E como temos a população em constante crescimento, temos cada vez mais locais onde ocorre a aglomeração de pessoas, como por exemplo em aeroportos, rodoviárias, supermercados, shopping centers, grandes eventos, casas noturnas, escolas, hospitais. Quais são os riscos que estes ambientes podem oferecer à vida daqueles que lá estão? Temos pensado a respeito? Temos atuado em sua prevenção? Como espíritos encarnados todos fazemos parte do grupo responsável pelo padrão de vida estabelecido na Terra no momento.
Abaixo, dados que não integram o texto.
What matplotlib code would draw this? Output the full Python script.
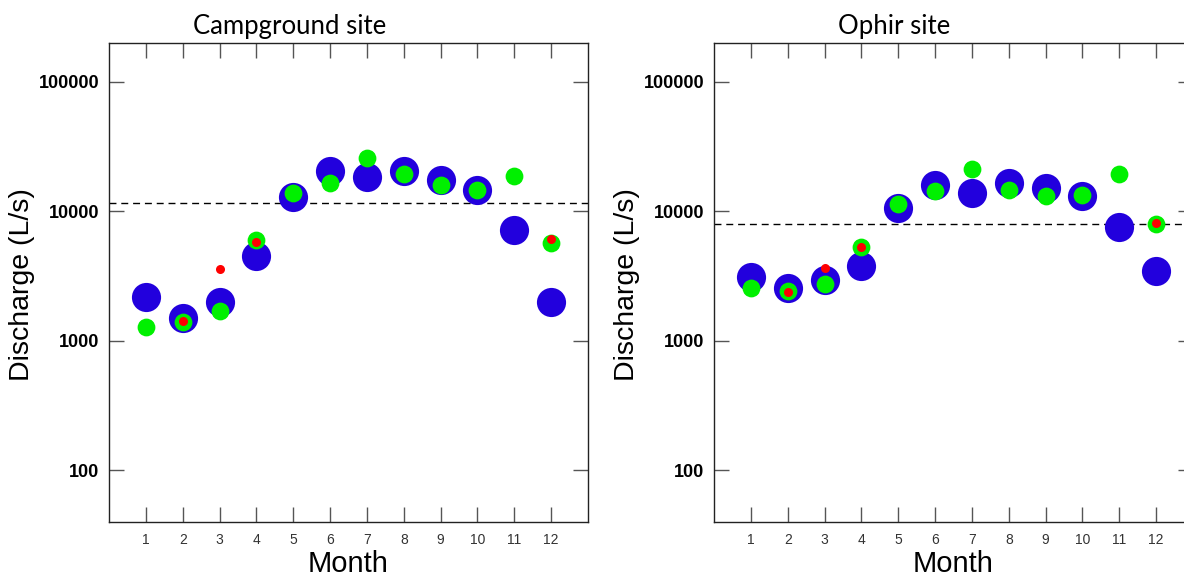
import matplotlib

matplotlib.use("Agg")

import matplotlib.pyplot as plt

plt.rcParams["font.family"] = ["Liberation Sans", "DejaVu Sans"]

months = list(range(1, 13))

# Campground site
camp_blue = [2200, 1500, 1990, 4540, 13000, 20600, 18300, 20500, 17400, 14700, 7200, 1990]
camp_green = [1290, 1400, 1690, 5970, 14000, 16700, 25900, 19500, 15900, 14700, 18700, 5750]
camp_red_months = [2, 3, 4, 12]
camp_red = [1430, 3580, 5850, 6150]
camp_ref = 11600

# Ophir site
ophir_blue = [3140, 2560, 2970, 3820, 10600, 16100, 13900, 16700, 15200, 13200, 7650, 3500]
ophir_green = [2560, 2450, 2750, 5310, 11400, 14300, 21300, 14700, 13200, 13400, 19500, 8000]
ophir_red_months = [2, 3, 4, 12]
ophir_red = [2380, 3650, 5280, 8180]
ophir_ref = 8000

titles = ["Campground site", "Ophir site"]

BLUE = "#2200DD"
GREEN = "#00F000"
RED = "#FF0000"
TICK = "#555555"

fig = plt.figure(figsize=(11.84, 5.77), dpi=100)
W, H = 1184, 577
positions = [
    [109 / W, 55 / H, 479 / W, 479 / H],
    [714 / W, 55 / H, 479 / W, 479 / H],
]

panels = [
    (camp_blue, camp_green, camp_red_months, camp_red, camp_ref),
    (ophir_blue, ophir_green, ophir_red_months, ophir_red, ophir_ref),
]

for pos, title, (blue, green, rmon, red, ref) in zip(positions, titles, panels):
    ax = fig.add_axes(pos)
    ax.set_yscale("log")
    ax.plot(months, blue, "o", color=BLUE, ms=21, mec="none", zorder=3)
    ax.plot(months, green, "o", color=GREEN, ms=12.8, mec="none", zorder=4)
    ax.plot(rmon, red, "o", color=RED, ms=6.5, mec="none", zorder=5)
    ax.axhline(ref, color="black", lw=1, ls=(0, (5, 3.5)), zorder=2)

    ax.set_xlim(0, 13)
    ax.set_ylim(40, 200000)
    ax.set_xticks(months)
    ax.set_xticklabels([str(m) for m in months])
    ax.set_yticks([100, 1000, 10000, 100000])
    ax.set_yticklabels(["100", "1000", "10000", "100000"])
    ax.minorticks_off()
    ax.tick_params(axis="both", direction="in", length=11, width=1, color=TICK,
                   top=True, right=True)
    ax.tick_params(axis="x", labelsize=10, labelcolor="#333333", pad=8)
    ax.tick_params(axis="y", labelsize=13, labelcolor="black", pad=7)
    for lab in ax.get_yticklabels():
        lab.set_fontweight("bold")
    for sp in ax.spines.values():
        sp.set_linewidth(1)
        sp.set_color("#222222")

    ax.set_xlabel("Month", fontsize=21, labelpad=2)
    ax.text(-0.182, 0.495, "Discharge (L/s)", transform=ax.transAxes, rotation=90,
            fontsize=20.5, ha="center", va="center")
    ax.text(0.377, 1.018, title, transform=ax.transAxes, fontsize=18.5,
            family="Lato", ha="center", va="baseline")

fig.savefig("out.png", dpi=100)
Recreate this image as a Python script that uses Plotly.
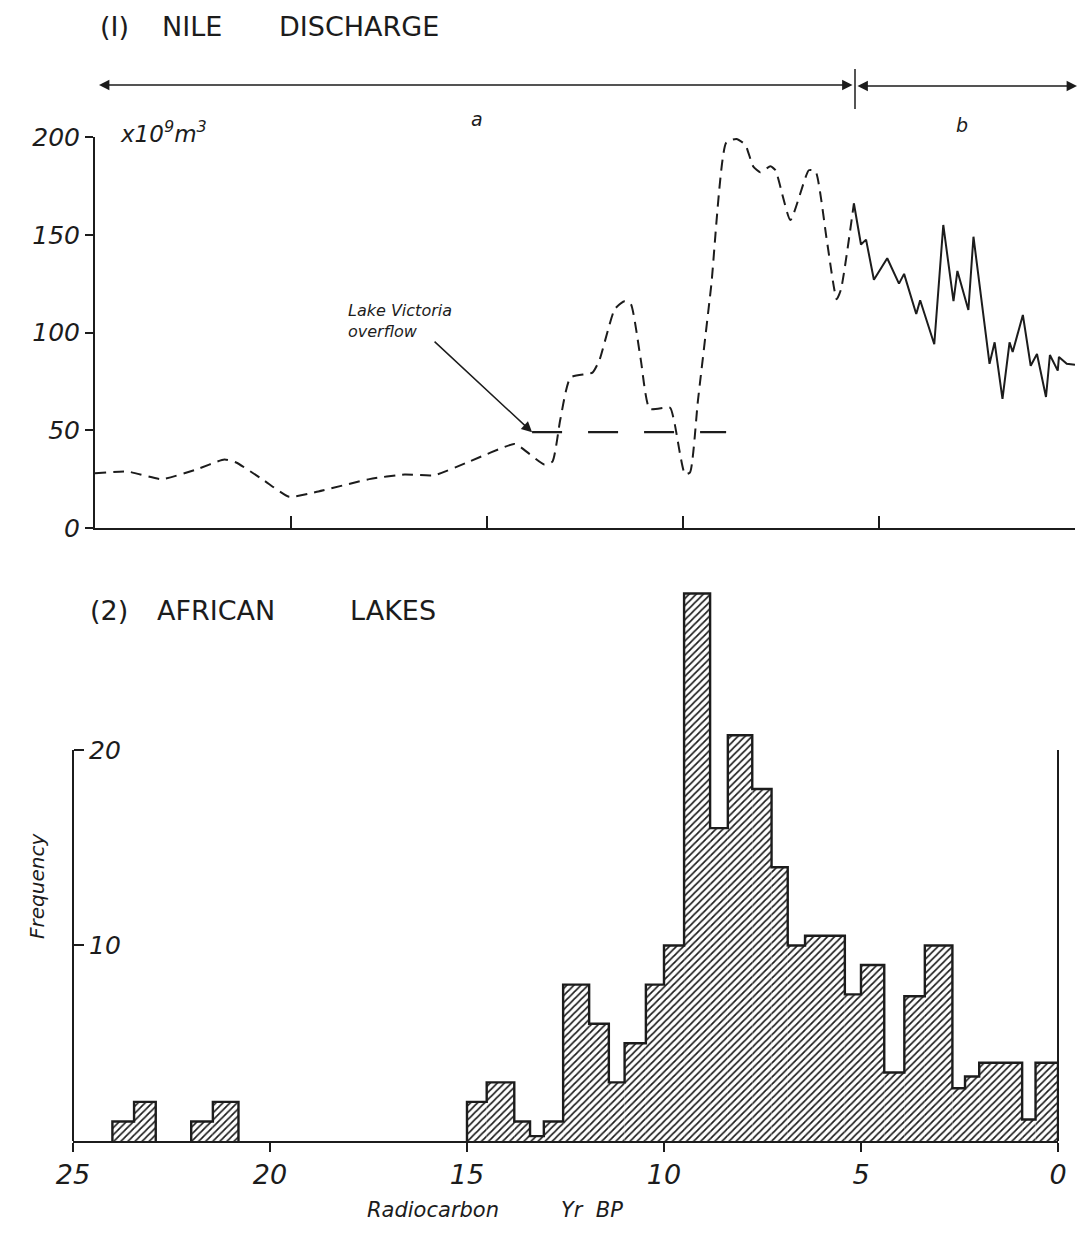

Na visão espírita não há destino. Há justiça, o que significa efeitos coerentes com as causas que lhes deram origem. Se atuarmos no sentido da prevenção, do ajuste de comportamento, da manutenção da vida, teremos menos situações de desencarne, independentemente de quantas pessoas estejam envolvidas.
Entretanto, se adotarmos as explicações religiosas que eximem a sociedade de sua responsabilidade sobre tais fatos, justificando os desencarnes em supostos processos ditos cármicos, estaremos aceitando postergar aprendizados importantes e repetir sofrimentos evitáveis.